___ DATA LINES

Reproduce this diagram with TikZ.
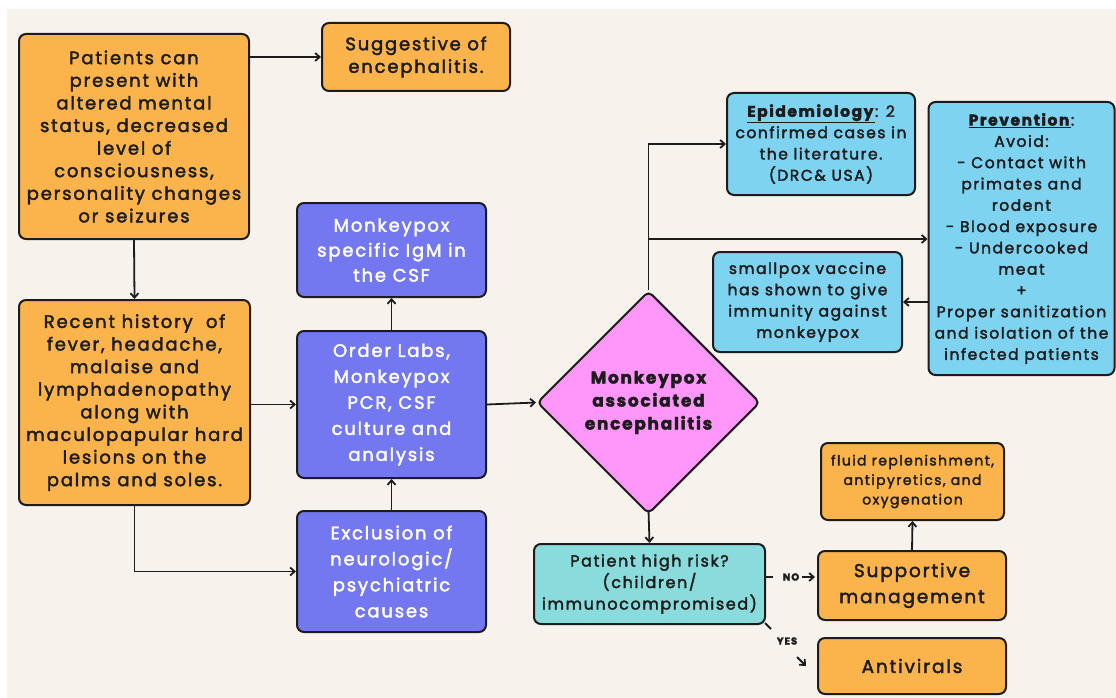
\documentclass[tikz,border=0pt]{standalone}
\usepackage{fontspec}
\setmainfont[LetterSpace=10,FakeBold=2.2]{Poppins}
\usetikzlibrary{arrows.meta,shapes.geometric}
\definecolor{bgc}{HTML}{F7F3EC}
\definecolor{orng}{HTML}{FBB44B}
\definecolor{purp}{HTML}{7478F0}
\definecolor{lblue}{HTML}{7ED3F1}
\definecolor{tealbx}{HTML}{8ADCDC}
\definecolor{pinkd}{HTML}{FF96FA}
\definecolor{edgec}{HTML}{1C1C1C}
\tikzset{
  box/.style={draw=edgec, line width=2pt, rounded corners=7pt, align=center, inner sep=0pt, text=edgec},
  obox/.style={box, fill=orng},
  pbox/.style={box, fill=purp, text=white},
  bbox/.style={box, fill=lblue},
  tbox/.style={box, fill=tealbx},
  fA/.style={font=\fontsize{18}{22.6}\selectfont},
  fP/.style={font=\fontsize{18}{26}\selectfont},
  fS/.style={font=\fontsize{15.5}{21.3}\selectfont},
  fF/.style={font=\fontsize{14}{19.5}\selectfont},
  fL/.style={font=\fontsize{18.5}{26}\selectfont},
  lbl/.style={font=\bfseries\fontsize{10}{12}\selectfont, text=edgec, inner sep=1pt},
  arr/.style={-{Straight Barb[length=4.5pt,width=8pt]}, line width=1.8pt, draw=edgec},
  ln/.style={line width=1.8pt, draw=edgec}
}
\begin{document}
\begin{tikzpicture}[x=1pt,y=-1pt]
\useasboundingbox (0,0) rectangle (1116,698);
\fill[white] (0,0) rectangle (1116,698);
\fill[bgc] (7,9) rectangle (1116,698);

\node[obox, fA, minimum width=230pt, minimum height=205pt] (a) at (134,136.5)
  {Patients can\\present with\\altered mental\\status, decreased\\level of\\consciousness,\\personality changes\\or seizures};
\node[obox, fA, minimum width=188pt, minimum height=68pt] (s) at (416,57)
  {Suggestive of\\encephalitis.};
\node[obox, fA, minimum width=231pt, minimum height=205pt] (b) at (134.5,402.5)
  {Recent history \ of\\fever, headache,\\malaise and\\lymphadenopathy\\along with\\maculopapular hard\\lesions on the\\palms and soles.};
\node[pbox, font=\fontsize{18}{25}\selectfont, minimum width=189pt, minimum height=94pt] (igm) at (391.5,250)
  {Monkeypox\\specific IgM in\\the CSF};
\node[pbox, fP, minimum width=189pt, minimum height=147pt] (labs) at (391.5,404.5)
  {Order Labs,\\Monkeypox\\PCR, CSF\\culture and\\analysis};
\node[pbox, fP, minimum width=189pt, minimum height=121pt] (excl) at (391.5,571.5)
  {Exclusion of\\neurologic/\\psychiatric\\causes};
\node[diamond, aspect=1, draw=edgec, line width=2pt, rounded corners=5pt, fill=pinkd, inner sep=0pt,
  minimum width=223pt, minimum height=223pt, align=center, text=edgec,
  font=\bfseries\fontsize{17}{23}\selectfont] (dia) at (648.5,402.5)
  {Monkeypox\\associated\\encephalitis};
\node[bbox, fS, minimum width=188pt, minimum height=102pt] (epi) at (821,144)
  {\underline{\textbf{Epidemiology}}: 2\\confirmed cases in\\the literature.\\(DRC\& USA)};
\node[bbox, fS, minimum width=186pt, minimum height=273pt] (prev) at (1021.5,238.5)
  {\underline{\textbf{Prevention}}:\\Avoid:\\- Contact with\\primates and\\rodent\\- Blood exposure\\- Undercooked\\meat\\+\\Proper sanitization\\and isolation of the\\infected patients};
\node[bbox, fS, minimum width=189pt, minimum height=100pt] (sp) at (807.5,302)
  {smallpox vaccine\\has shown to give\\immunity against\\monkeypox};
\node[tbox, font=\fontsize{16}{21.5}\selectfont, minimum width=231pt, minimum height=80pt] (risk) at (649.5,584)
  {Patient high risk?\\(children/\\immunocompromised)};
\node[obox, fF, minimum width=183pt, minimum height=77pt] (fluid) at (912.5,481.5)
  {fluid replenishment,\\antipyretics, and\\oxygenation};
\node[obox, fL, minimum width=188pt, minimum height=69pt] (sup) at (912,585.5)
  {Supportive\\management};
\node[obox, fL, minimum width=188pt, minimum height=56pt] (anti) at (912,666)
  {Antivirals};

% connectors
\draw[arr] (a.east |- s.west) -- (s.west);
\draw[arr] (a.south) -- (b.north);
\draw[arr] (b.east |- labs.west) -- (labs.west);
\draw[arr] (b.south) |- (excl.west);
\draw[arr] (excl.north) -- (labs.south);
\draw[arr] (labs.north) -- (igm.south);
\draw[arr] (labs.east) -- (dia.west);
\draw[arr] (dia.north) |- (epi.west);
\coordinate (jn) at (dia.north |- 0,239);
\draw[arr] (jn) -- (prev.west |- jn);
\draw[arr] (prev.west |- sp.east) -- (sp.east);
\draw[arr] ([yshift=5pt]dia.south) -- (risk.north);
\draw[arr] (sup.north) -- (fluid.south);

\node[lbl] (no) at (791,577) {NO};
\draw[ln] (risk.east |- no) -- ++(7,0);
\draw[arr, shorten >=2pt] ([xshift=2pt]no.east) -- (sup.west |- no);
\node[lbl] (yes) at (787,641) {YES};
\draw[ln] ([shift={(-1,-2)}]risk.south east) -- ++(6,6);
\coordinate (yt) at ([shift={(-11,0)}]anti.west);
\draw[arr] ([shift={(-9,-9)}]yt) -- (yt);
\end{tikzpicture}
\end{document}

______

| WORK TO BE COMPLETED |
Omit every picture, then repeat the remaining data exactly as it appears above.

| EXERCISE RESPONSE |
Reproduce this diagram with TikZ.
\documentclass[tikz,border=0pt]{standalone}
\usepackage{fontspec}
\setmainfont[LetterSpace=10,FakeBold=2.2]{Poppins}
\usetikzlibrary{arrows.meta,shapes.geometric}
\definecolor{bgc}{HTML}{F7F3EC}
\definecolor{orng}{HTML}{FBB44B}
\definecolor{purp}{HTML}{7478F0}
\definecolor{lblue}{HTML}{7ED3F1}
\definecolor{tealbx}{HTML}{8ADCDC}
\definecolor{pinkd}{HTML}{FF96FA}
\definecolor{edgec}{HTML}{1C1C1C}
\tikzset{
  box/.style={draw=edgec, line width=2pt, rounded corners=7pt, align=center, inner sep=0pt, text=edgec},
  obox/.style={box, fill=orng},
  pbox/.style={box, fill=purp, text=white},
  bbox/.style={box, fill=lblue},
  tbox/.style={box, fill=tealbx},
  fA/.style={font=\fontsize{18}{22.6}\selectfont},
  fP/.style={font=\fontsize{18}{26}\selectfont},
  fS/.style={font=\fontsize{15.5}{21.3}\selectfont},
  fF/.style={font=\fontsize{14}{19.5}\selectfont},
  fL/.style={font=\fontsize{18.5}{26}\selectfont},
  lbl/.style={font=\bfseries\fontsize{10}{12}\selectfont, text=edgec, inner sep=1pt},
  arr/.style={-{Straight Barb[length=4.5pt,width=8pt]}, line width=1.8pt, draw=edgec},
  ln/.style={line width=1.8pt, draw=edgec}
}
\begin{document}
\begin{tikzpicture}[x=1pt,y=-1pt]
\useasboundingbox (0,0) rectangle (1116,698);
\fill[white] (0,0) rectangle (1116,698);
\fill[bgc] (7,9) rectangle (1116,698);

\node[obox, fA, minimum width=230pt, minimum height=205pt] (a) at (134,136.5)
  {Patients can\\present with\\altered mental\\status, decreased\\level of\\consciousness,\\personality changes\\or seizures};
\node[obox, fA, minimum width=188pt, minimum height=68pt] (s) at (416,57)
  {Suggestive of\\encephalitis.};
\node[obox, fA, minimum width=231pt, minimum height=205pt] (b) at (134.5,402.5)
  {Recent history \ of\\fever, headache,\\malaise and\\lymphadenopathy\\along with\\maculopapular hard\\lesions on the\\palms and soles.};
\node[pbox, font=\fontsize{18}{25}\selectfont, minimum width=189pt, minimum height=94pt] (igm) at (391.5,250)
  {Monkeypox\\specific IgM in\\the CSF};
\node[pbox, fP, minimum width=189pt, minimum height=147pt] (labs) at (391.5,404.5)
  {Order Labs,\\Monkeypox\\PCR, CSF\\culture and\\analysis};
\node[pbox, fP, minimum width=189pt, minimum height=121pt] (excl) at (391.5,571.5)
  {Exclusion of\\neurologic/\\psychiatric\\causes};
\node[diamond, aspect=1, draw=edgec, line width=2pt, rounded corners=5pt, fill=pinkd, inner sep=0pt,
  minimum width=223pt, minimum height=223pt, align=center, text=edgec,
  font=\bfseries\fontsize{17}{23}\selectfont] (dia) at (648.5,402.5)
  {Monkeypox\\associated\\encephalitis};
\node[bbox, fS, minimum width=188pt, minimum height=102pt] (epi) at (821,144)
  {\underline{\textbf{Epidemiology}}: 2\\confirmed cases in\\the literature.\\(DRC\& USA)};
\node[bbox, fS, minimum width=186pt, minimum height=273pt] (prev) at (1021.5,238.5)
  {\underline{\textbf{Prevention}}:\\Avoid:\\- Contact with\\primates and\\rodent\\- Blood exposure\\- Undercooked\\meat\\+\\Proper sanitization\\and isolation of the\\infected patients};
\node[bbox, fS, minimum width=189pt, minimum height=100pt] (sp) at (807.5,302)
  {smallpox vaccine\\has shown to give\\immunity against\\monkeypox};
\node[tbox, font=\fontsize{16}{21.5}\selectfont, minimum width=231pt, minimum height=80pt] (risk) at (649.5,584)
  {Patient high risk?\\(children/\\immunocompromised)};
\node[obox, fF, minimum width=183pt, minimum height=77pt] (fluid) at (912.5,481.5)
  {fluid replenishment,\\antipyretics, and\\oxygenation};
\node[obox, fL, minimum width=188pt, minimum height=69pt] (sup) at (912,585.5)
  {Supportive\\management};
\node[obox, fL, minimum width=188pt, minimum height=56pt] (anti) at (912,666)
  {Antivirals};

% connectors
\draw[arr] (a.east |- s.west) -- (s.west);
\draw[arr] (a.south) -- (b.north);
\draw[arr] (b.east |- labs.west) -- (labs.west);
\draw[arr] (b.south) |- (excl.west);
\draw[arr] (excl.north) -- (labs.south);
\draw[arr] (labs.north) -- (igm.south);
\draw[arr] (labs.east) -- (dia.west);
\draw[arr] (dia.north) |- (epi.west);
\coordinate (jn) at (dia.north |- 0,239);
\draw[arr] (jn) -- (prev.west |- jn);
\draw[arr] (prev.west |- sp.east) -- (sp.east);
\draw[arr] ([yshift=5pt]dia.south) -- (risk.north);
\draw[arr] (sup.north) -- (fluid.south);

\node[lbl] (no) at (791,577) {NO};
\draw[ln] (risk.east |- no) -- ++(7,0);
\draw[arr, shorten >=2pt] ([xshift=2pt]no.east) -- (sup.west |- no);
\node[lbl] (yes) at (787,641) {YES};
\draw[ln] ([shift={(-1,-2)}]risk.south east) -- ++(6,6);
\coordinate (yt) at ([shift={(-11,0)}]anti.west);
\draw[arr] ([shift={(-9,-9)}]yt) -- (yt);
\end{tikzpicture}
\end{document}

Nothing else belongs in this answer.